Maybe you found out you were pregnant wearing a certain shirt after trying for several years. Maybe it’s just an old t-shirt that you don’t care to keep. Maybe this isn’t a bad thing!
I don’t have kids, but I think it would be amazing to have a baby quilt made with this shirt incorporated. If you truly can’t part with something, consider making it into something else.
3. Sell or Donate Items
There are some items you simply don’t need to keep. That’s totally okay. Just because you’re getting rid of an item doesn’t mean you’re getting rid of memories.
In Amsterdam, I wore a black jacket almost every day I was there since it was chilly. I loved the jacket, but it simply doesn’t fit me anymore. I got rid of it as a result.

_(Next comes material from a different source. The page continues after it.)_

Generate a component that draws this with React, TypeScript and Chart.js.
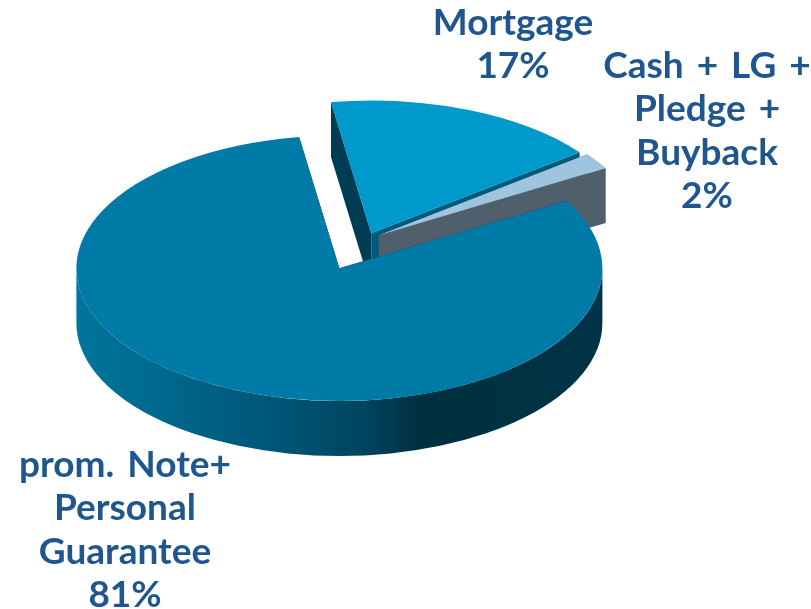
import React, { useEffect, useRef } from "react";
import { Chart, registerables } from "chart.js";

Chart.register(...registerables);

// ---- data ----
const categories = ["Mortgage", "Cash + LG + Pledge + Buyback", "prom. Note+ Personal Guarantee"];
const values = [17, 2, 81];
const labelLines = [
  ["Mortgage", "17%"],
  ["Cash + LG +", "Pledge +", "Buyback", "2%"],
  ["prom. Note+", "Personal", "Guarantee", "81%"],
];
const topColors = ["#0099CC", "#9FC4DD", "#007BA7"];
const explosion = [13, 15, 63];
const cutColors = [["#003D55", "#005A7A"], ["#4F5F6C", "#4F5F6C"], ["#003D55", "#003D55"]];
const rimStops: [number, string][] = [
  [0, "#00769C"],
  [0.25, "#006084"],
  [0.45, "#004F6E"],
  [0.55, "#00445E"],
  [0.62, "#003549"],
  [0.66, "#00303F"],
  [1, "#003347"],
];
const labelAnchors = [
  [513, 35],
  [707, 78],
  [125, 477],
];

// ---- layout ----
const WIDTH = 811;
const HEIGHT = 609;
const PIE_X = 366.4;
const PIE_Y = 239.4;
const TILT = 0.505;
const DEPTH = 55 / TILT;
const RADIUS = 263;
const LINE = 43.3;
const FONT = "700 37px Lato";
const WORD_SPACING = "4px";
const TEXT = "#1F5690";

function drawSides(ctx: CanvasRenderingContext2D, el: any, i: number) {
  const { x, y, outerRadius: r, startAngle: a0, endAngle: a1 } = el;
  // cut faces
  [a0, a1].forEach((a: number, k: number) => {
    ctx.beginPath();
    ctx.moveTo(x, y);
    ctx.lineTo(x + Math.cos(a) * r, y + Math.sin(a) * r);
    ctx.lineTo(x + Math.cos(a) * r, y + Math.sin(a) * r + DEPTH);
    ctx.lineTo(x, y + DEPTH);
    ctx.closePath();
    ctx.fillStyle = cutColors[i][k];
    ctx.fill();
  });
  // outer rim, only the part that faces the viewer
  const tau = Math.PI * 2;
  for (const shift of [0, tau]) {
    const s = Math.max(a0, shift);
    const e = Math.min(a1, shift + Math.PI);
    if (e <= s) continue;
    const g = ctx.createLinearGradient(x - r, 0, x + r, 0);
    rimStops.forEach(([t, c]) => g.addColorStop(t, c));
    ctx.beginPath();
    ctx.arc(x, y, r, s, e);
    ctx.arc(x, y + DEPTH, r, e, s, true);
    ctx.closePath();
    ctx.fillStyle = g;
    ctx.fill();
  }
}

const pie3d = {
  id: "pie3d",
  beforeDatasetsDraw(chart: any) {
    const { ctx, chartArea: a } = chart;
    ctx.save();
    ctx.translate(PIE_X, PIE_Y);
    ctx.scale(1, TILT);
    ctx.translate(-(a.left + a.right) / 2, -(a.top + a.bottom) / 2);
    const arcs = chart.getDatasetMeta(0).data;
    arcs.forEach((el: any, i: number) => {
      if (el.__wrapped) return;
      el.__wrapped = true;
      const base = el.draw.bind(el);
      el.draw = (c: CanvasRenderingContext2D, area: any) => {
        const mid = (el.startAngle + el.endAngle) / 2;
        c.save();
        c.translate(Math.cos(mid) * explosion[i], Math.sin(mid) * explosion[i]);
        drawSides(c, el, i);
        base(c, area);
        c.restore();
      };
    });
  },
  afterDatasetsDraw(chart: any) {
    const { ctx } = chart;
    ctx.restore();
    ctx.save();
    ctx.font = FONT;
    (ctx as any).wordSpacing = WORD_SPACING;
    ctx.fillStyle = TEXT;
    ctx.textAlign = "center";
    ctx.textBaseline = "alphabetic";
    labelLines.forEach((lines, i) => {
      lines.forEach((t, k) => {
        ctx.fillText(t, labelAnchors[i][0], labelAnchors[i][1] + k * LINE);
      });
    });
    ctx.restore();
  },
};

export default function App() {
  const ref = useRef<HTMLCanvasElement>(null);
  useEffect(() => {
    const chart = new Chart(ref.current!, {
      type: "pie",
      data: {
        labels: categories,
        datasets: [
          {
            data: values,
            backgroundColor: topColors,
            borderWidth: 0,
            radius: RADIUS,
            clip: false,
          } as any,
        ],
      },
      options: {
        animation: false,
        responsive: false,
        rotation: -8.8,
        layout: { padding: 0 },
        events: [],
        plugins: { legend: { display: false }, tooltip: { enabled: false }, title: { display: false } },
      },
      plugins: [pie3d],
    } as any);
    return () => chart.destroy();
  }, []);
  return (
    <div style={{ position: "absolute", left: 0, top: 0, width: WIDTH, height: HEIGHT, background: "#fff" }}>
      <canvas ref={ref} width={WIDTH} height={HEIGHT} style={{ display: "block" }} />
    </div>
  );
}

Did I throw away my treasured memories from that trip? Of course not. (I’m a huge advocate of photos as they only take space up on your computer, not your room.)
If you don’t have an awful memory like me, maybe you don’t need a shirt or dress or a pair of jeans or even photos to recall something in your life. Maybe the memory is enough.
I think the most important takeaway is to ask yourself this: Why do I want to keep this?
Find the root of why this item is important to you, then proceed with one of the three steps.
I don’t think loving an item is inherently bad; it means you truly love having an item in your closet. This is a good thing, especially if you are striving for a minimalist closet.
When an item isn’t being worn or simply doesn’t fit you or your style anymore, ask yourself why it’s still in your closet. Is it worthy of taking up precious space in your closet? Does looking at the item in your closet just make you feel guilty? What can you do next?
Hopefully this inspires you to remove items in your closet that hold meaning for you. At the end of the day, your grandchild probably won’t find it as meaningful as you did. Sometimes it takes looking at it from another perspective to consider if it’s worth holding onto.
Do you have any tips for getting rid of items you really love? I’m all ears!